14Ia ter com os seus discípulos, quando viu em torno deles uma grande multidão e uns doutores da Lei a discutirem com eles. 15Assim que viu Jesus, toda a multidão ficou surpreendida e acorreu a saudá-lo. 16Ele perguntou: «Que estais a discutir uns com os outros?» 17Alguém de entre a multidão disse-lhe: «Mestre, trouxe-te o meu filho que tem um espírito mudo. 18Quando se apodera dele, atira-o ao chão, e ele põe-se a espumar, a ranger os dentes e fica rígido.


O resultado deste encontro é o segundo momento, composto por um pedido. Neste trecho, como o doente encontra-se sob a influência do espírito mudo é a mãe que apresenta a petição a Jesus, o mesmo pedido que havia sido feito aos discípulos. São, por isso, os figurantes anónimos que fazem a deslocação do doente, como que num segundo momento da aproximação: mas aqui não é tão relevante, pois é uma questão meramente secundária.

19Disse Jesus: «Ó geração incrédula, até quando estarei convosco? Até quando vos hei-de suportar? Trazei-mo cá.» 20E levaram-lho.

Ao ver Jesus, logo o espírito sacudiu violentamente o jovem, e este, caindo por terra, começou a estrebuchar, deitando espuma pela boca.


O terceiro elemento é composto por um obstáculo que serve de revelação da fé dos intervenientes. Neste caso, é feito ao pai do endemoniado que, entretanto, aparece em cena e faz a sua declaração de fé.

21Jesus perguntou ao pai: «Há quanto tempo lhe sucede isto?» Respondeu: «Desde a infância; 22e muitas vezes o tem lançado ao fogo e à água, para o matar. Mas, se podes alguma coisa, socorre-nos, tem compaixão de nós.»

23«Se podes...! Tudo é possível a quem crê», disse-lhe Jesus.

24Imediatamente o pai do jovem disse em altos brados: «Eu creio! Ajuda a minha pouca fé!»


Seguidamente, surge o toque ou a ordem de Jesus, sempre antecedendo a cura. O trecho apresenta Jesus falando imperiosamente ao espírito para abandonar aquele filho, mas acaba por lhe tocar, ajudando o curado a levantar-se.
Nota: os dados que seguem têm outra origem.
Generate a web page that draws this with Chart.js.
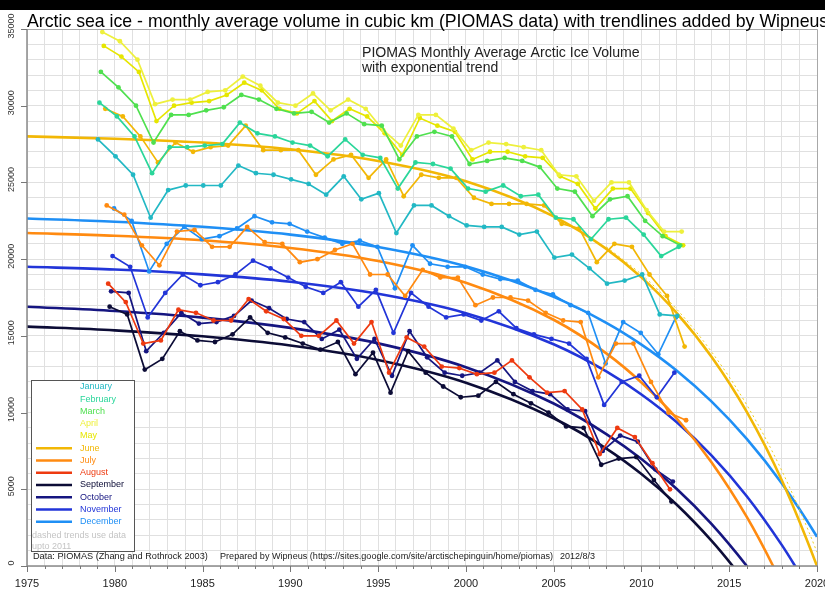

25Vendo, Jesus, que acorria muita gente, ameaçou o espírito maligno, dizendo: «Espírito mudo e surdo, ordeno-te: sai do jovem e não voltes a entrar nele.» 26Dando um grande grito e sacudindo-o violentamente, saiu. O jovem ficou como morto, a ponto de a maioria dizer que tinha morrido. 27Mas, tomando-o pela mão, Jesus levantou-o, e ele pôs-se de pé.


O quinto elemento do efeito produzido, ou da cura, é apresentado juntamente com o elemento anterior.

Primeiro, temos a expulsão do demónio:

«Espírito mudo e surdo, ordeno-te: sai do jovem e não voltes a entrar nele.»

Depois, temos a recuperação dos sentidos e do ânimo do curado:

Mas, tomando-o pela mão, Jesus levantou-o...


Após estes cinco elementos, temos a reacção dos presentes que atestam o facto miraculoso. Também está presente nesta passagem, mas, de forma particular, está reservada a uma conversa explicatória às dúvidas dos discípulos:

28Quando Jesus entrou em casa, os discípulos perguntaram-lhe em particular: «Porque é que nós não pudemos expulsá-lo?» 29Respondeu: «Esta casta de espíritos só pode ser expulsa à força de oração.»

Este esquema, tem claramente repercussão na maioria das passagens que se referem aos milagres e curas, apresentando-o como parte da estilística própria em Marcos e que denota a especial atenção ao leitor, ao serviço da sua reflexão e consequente adesão de fé. Toda esta riqueza aparece estranhamente escondida por um texto de ritmo acelerado e aparentemente simples, mas que não é de modo algum ingénuo. Estes recursos literários revelam um Evangelho de Marcos, que é, afinal, obra engenhosa e de objectivos concretos.